Start
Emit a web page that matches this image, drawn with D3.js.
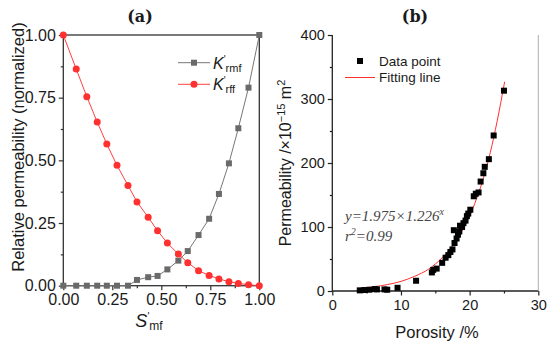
<!DOCTYPE html>
<html>
<head>
<meta charset="utf-8">
<script src="https://cdn.jsdelivr.net/npm/d3@7"></script>
<style>
  body { margin: 0; background: #fff; }
  text { font-family: Arial, "Liberation Sans", sans-serif; fill: #1a1a1a; }
</style>
</head>
<body>
<div id="chart"></div>
<script>
// ---- panel (a): relative permeability vs normalized saturation
var satX = [0, 0.066, 0.12, 0.173, 0.222, 0.274, 0.33, 0.376, 0.433, 0.481, 0.531, 0.587, 0.635, 0.69, 0.744, 0.794, 0.845, 0.893, 0.945, 1.0];
var krmf = [0, 0, 0, 0, 0, 0, 0, 0.023, 0.034, 0.039, 0.065, 0.1, 0.138, 0.202, 0.267, 0.366, 0.488, 0.628, 0.79, 1.0];
var krff = [1.0, 0.864, 0.754, 0.653, 0.565, 0.48, 0.40, 0.334, 0.273, 0.219, 0.17, 0.126, 0.092, 0.06, 0.041, 0.027, 0.016, 0.009, 0.004, 0.0];
var aTicks = [0, 0.25, 0.5, 0.75, 1.0];
var aMinor = [0.125, 0.375, 0.625, 0.875];

// ---- panel (b): permeability vs porosity
var porosity = [4.0, 4.7, 5.4, 6.2, 6.5, 7.6, 8.0, 9.5, 12.2, 14.5, 14.7, 15.2, 16.0, 16.5, 16.9, 17.2, 17.5, 17.7, 17.8, 18.1, 18.3, 18.5, 18.6, 18.9, 19.1, 19.4, 19.6, 19.8, 20.1, 20.6, 20.9, 21.3, 21.6, 22.0, 22.2, 22.8, 23.5, 25.0];
var perm = [1, 1.5, 2, 3, 2.5, 2.5, 2, 5, 16, 29, 33, 35, 44, 52, 56, 61, 65, 95, 75, 82, 88, 93, 102, 100, 106, 110, 117, 121, 127, 148, 152, 154, 171, 184, 194, 206, 243, 313];
var fitPorosity = [4, 6, 8, 10, 12, 14, 16, 18, 19, 20, 21, 22, 23, 24, 25.1];
var fitPerm = [4.4, 6.6, 10, 15, 23, 34, 52, 78, 96, 117, 144, 176, 216, 265, 327];
var bXTicks = [0, 10, 20, 30];
var bXMinor = [5, 15, 25];
var bYTicks = [0, 100, 200, 300, 400];
var bYMinor = [50, 150, 250, 350];

var svg = d3.select("#chart").append("svg")
            .attr("width", 550)
            .attr("height", 347);

function drawAxis(g, axis, color) {
  g.call(axis);
  g.select(".domain").remove();
  g.selectAll("line").attr("stroke", color).attr("stroke-width", 1.2);
  g.selectAll("text").attr("fill", "#1a1a1a");
}

// ================= panel (a) =================
var xa = d3.scaleLinear().domain([0, 1]).range([63.3, 259.3]);
var ya = d3.scaleLinear().domain([0, 1]).range([285.7, 35]);

var ga = svg.append("g");

drawAxis(ga.append("g").attr("transform", "translate(0,285.7)"),
  d3.axisBottom(xa).tickValues(aMinor).tickSize(2.5).tickFormat(""), "#333");
drawAxis(ga.append("g").attr("transform", "translate(0,285.7)")
    .style("font-size", "16px"),
  d3.axisBottom(xa).tickValues(aTicks).tickSize(4.5).tickPadding(3).tickFormat(d3.format(".2f")), "#333");
drawAxis(ga.append("g").attr("transform", "translate(63.3,0)"),
  d3.axisLeft(ya).tickValues(aMinor).tickSize(2.5).tickFormat(""), "#333");
drawAxis(ga.append("g").attr("transform", "translate(63.3,0)")
    .style("font-size", "16px"),
  d3.axisLeft(ya).tickValues(aTicks).tickSize(4.5).tickPadding(3).tickFormat(d3.format(".2f")), "#333");

ga.append("rect")
  .attr("x", xa(0)).attr("y", ya(1))
  .attr("width", xa(1) - xa(0)).attr("height", ya(0) - ya(1))
  .attr("fill", "none").attr("stroke", "#333").attr("stroke-width", 1.3);

var lineA = d3.line().x(function(d) { return xa(d[0]); }).y(function(d) { return ya(d[1]); });
var grayPts = satX.map(function(x, i) { return [x, krmf[i]]; });
var redPts = satX.map(function(x, i) { return [x, krff[i]]; });

ga.append("path").datum(grayPts).attr("d", lineA)
  .attr("fill", "none").attr("stroke", "#777").attr("stroke-width", 1);
ga.selectAll(".sq").data(grayPts).enter().append("rect")
  .attr("x", function(d) { return xa(d[0]) - 3; })
  .attr("y", function(d) { return ya(d[1]) - 3; })
  .attr("width", 6).attr("height", 6)
  .attr("fill", "#6a6a6a");

ga.append("path").datum(redPts).attr("d", lineA)
  .attr("fill", "none").attr("stroke", "#ff4040").attr("stroke-width", 1);
ga.selectAll(".ci").data(redPts).enter().append("circle")
  .attr("cx", function(d) { return xa(d[0]); })
  .attr("cy", function(d) { return ya(d[1]); })
  .attr("r", 3.5)
  .attr("fill", "#ff3030");

// legend (a)
ga.append("line").attr("x1", 178).attr("x2", 210).attr("y1", 62.7).attr("y2", 62.7)
  .attr("stroke", "#777").attr("stroke-width", 1);
ga.append("rect").attr("x", 191).attr("y", 59.7).attr("width", 6).attr("height", 6).attr("fill", "#6a6a6a");
ga.append("line").attr("x1", 178).attr("x2", 210).attr("y1", 84.3).attr("y2", 84.3)
  .attr("stroke", "#ff4040").attr("stroke-width", 1);
ga.append("circle").attr("cx", 194).attr("cy", 84.3).attr("r", 3.5).attr("fill", "#ff3030");

function kLabel(y, sub) {
  var t = ga.append("text").attr("x", 213).attr("y", y).style("font-size", "16px");
  t.append("tspan").style("font-style", "italic").text("K");
  t.append("tspan").attr("dy", -6).style("font-size", "10px").text("'");
  t.append("tspan").attr("dy", 9).style("font-size", "11px").text(sub);
}
kLabel(68.5, "rmf");
kLabel(90, "rff");

// axis titles (a)
ga.append("text")
  .attr("transform", "translate(24,147) rotate(-90)")
  .attr("text-anchor", "middle")
  .style("font-size", "16.5px")
  .text("Relative permeability (normalized)");

var sLab = ga.append("text").attr("x", 149).attr("y", 327).attr("text-anchor", "middle").style("font-size", "18px");
sLab.append("tspan").style("font-style", "italic").text("S");
sLab.append("tspan").attr("dy", -7).style("font-size", "10px").text("'");
sLab.append("tspan").attr("dy", 10).style("font-size", "12px").text("mf");

ga.append("text").attr("x", 140).attr("y", 22).attr("text-anchor", "middle")
  .style("font-family", "'DejaVu Serif', 'Liberation Serif', serif").style("font-weight", "bold")
  .style("font-size", "16px").text("(a)");

// ================= panel (b) =================
var xb = d3.scaleLinear().domain([0, 30]).range([332.3, 538.3]);
var yb = d3.scaleLinear().domain([0, 400]).range([291, 35]);

var gb = svg.append("g");

drawAxis(gb.append("g").attr("transform", "translate(0,291)"),
  d3.axisBottom(xb).tickValues(bXMinor).tickSize(2.5).tickFormat(""), "#222");
drawAxis(gb.append("g").attr("transform", "translate(0,291)").style("font-size", "14.5px"),
  d3.axisBottom(xb).tickValues(bXTicks).tickSize(4.5).tickPadding(4).tickFormat(d3.format("d")), "#222");
drawAxis(gb.append("g").attr("transform", "translate(332.3,0)"),
  d3.axisLeft(yb).tickValues(bYMinor).tickSize(2.5).tickFormat(""), "#222");
drawAxis(gb.append("g").attr("transform", "translate(332.3,0)").style("font-size", "14.5px"),
  d3.axisLeft(yb).tickValues(bYTicks).tickSize(4.5).tickPadding(3).tickFormat(d3.format("d")), "#222");

gb.append("line").attr("x1", xb(0)).attr("x2", xb(30)).attr("y1", yb(0)).attr("y2", yb(0))
  .attr("stroke", "#222").attr("stroke-width", 1.3);
gb.append("line").attr("x1", xb(0)).attr("x2", xb(0)).attr("y1", yb(0)).attr("y2", yb(400))
  .attr("stroke", "#222").attr("stroke-width", 1.3);
gb.append("line").attr("x1", xb(30)).attr("x2", xb(30)).attr("y1", yb(0)).attr("y2", yb(400))
  .attr("stroke", "#999").attr("stroke-width", 0.8);

var fitPts = fitPorosity.map(function(x, i) { return [x, fitPerm[i]]; });
gb.append("path").datum(fitPts)
  .attr("d", d3.line().curve(d3.curveMonotoneX)
    .x(function(d) { return xb(d[0]); }).y(function(d) { return yb(d[1]); }))
  .attr("fill", "none").attr("stroke", "#ff3030").attr("stroke-width", 1);

gb.selectAll(".pt").data(porosity).enter().append("rect")
  .attr("x", function(d) { return xb(d) - 3; })
  .attr("y", function(d, i) { return yb(perm[i]) - 3; })
  .attr("width", 6).attr("height", 6)
  .attr("fill", "#000");

// legend (b)
gb.append("rect").attr("x", 357).attr("y", 58).attr("width", 6).attr("height", 6).attr("fill", "#000");
gb.append("text").attr("x", 379).attr("y", 66).style("font-size", "13.5px").text("Data point");
gb.append("line").attr("x1", 345).attr("x2", 375).attr("y1", 77.5).attr("y2", 77.5)
  .attr("stroke", "#ff3030").attr("stroke-width", 1);
gb.append("text").attr("x", 379).attr("y", 82).style("font-size", "13.5px").text("Fitting line");

// equation
var eq = gb.append("text").attr("x", 345).attr("y", 221)
  .style("font-family", "'Liberation Serif', 'Times New Roman', serif")
  .style("font-style", "italic").style("font-size", "15px");
eq.append("tspan").attr("fill", "#444").text("y=1.975\u00d71.226");
eq.append("tspan").attr("dy", -6).attr("fill", "#444").style("font-size", "10px").text("x");
var r2 = gb.append("text").attr("x", 345).attr("y", 241)
  .style("font-family", "'Liberation Serif', 'Times New Roman', serif")
  .style("font-style", "italic").style("font-size", "15px");
r2.append("tspan").attr("fill", "#444").text("r");
r2.append("tspan").attr("dy", -6).attr("fill", "#444").style("font-size", "10px").text("2");
r2.append("tspan").attr("dy", 6).attr("fill", "#444").text("=0.99");

// axis titles (b)
var pl = gb.append("text")
  .attr("transform", "translate(291,163) rotate(-90)")
  .attr("text-anchor", "middle")
  .style("font-size", "16px");
pl.append("tspan").text("Permeability /\u00d710");
pl.append("tspan").attr("dy", -6).style("font-size", "11px").text("\u221215");
pl.append("tspan").attr("dy", 6).text(" m");
pl.append("tspan").attr("dy", -6).style("font-size", "11px").text("2");

gb.append("text").attr("x", 437).attr("y", 338).attr("text-anchor", "middle")
  .style("font-size", "16.5px").text("Porosity /%");

gb.append("text").attr("x", 415).attr("y", 22).attr("text-anchor", "middle")
  .style("font-family", "'DejaVu Serif', 'Liberation Serif', serif").style("font-weight", "bold")
  .style("font-size", "16px").text("(b)");
</script>
</body>
</html>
End
**PROBLEM TO SOLVE**
Without any pictures, reproduce the lines from the first one in the material through the line that has "var aMinor = [0.125, 0.375, 0.625, 0.875];", exactly as they appear.

**EXERCISE RESPONSE**
Emit a web page that matches this image, drawn with D3.js.
<!DOCTYPE html>
<html>
<head>
<meta charset="utf-8">
<script src="https://cdn.jsdelivr.net/npm/d3@7"></script>
<style>
  body { margin: 0; background: #fff; }
  text { font-family: Arial, "Liberation Sans", sans-serif; fill: #1a1a1a; }
</style>
</head>
<body>
<div id="chart"></div>
<script>
// ---- panel (a): relative permeability vs normalized saturation
var satX = [0, 0.066, 0.12, 0.173, 0.222, 0.274, 0.33, 0.376, 0.433, 0.481, 0.531, 0.587, 0.635, 0.69, 0.744, 0.794, 0.845, 0.893, 0.945, 1.0];
var krmf = [0, 0, 0, 0, 0, 0, 0, 0.023, 0.034, 0.039, 0.065, 0.1, 0.138, 0.202, 0.267, 0.366, 0.488, 0.628, 0.79, 1.0];
var krff = [1.0, 0.864, 0.754, 0.653, 0.565, 0.48, 0.40, 0.334, 0.273, 0.219, 0.17, 0.126, 0.092, 0.06, 0.041, 0.027, 0.016, 0.009, 0.004, 0.0];
var aTicks = [0, 0.25, 0.5, 0.75, 1.0];
var aMinor = [0.125, 0.375, 0.625, 0.875];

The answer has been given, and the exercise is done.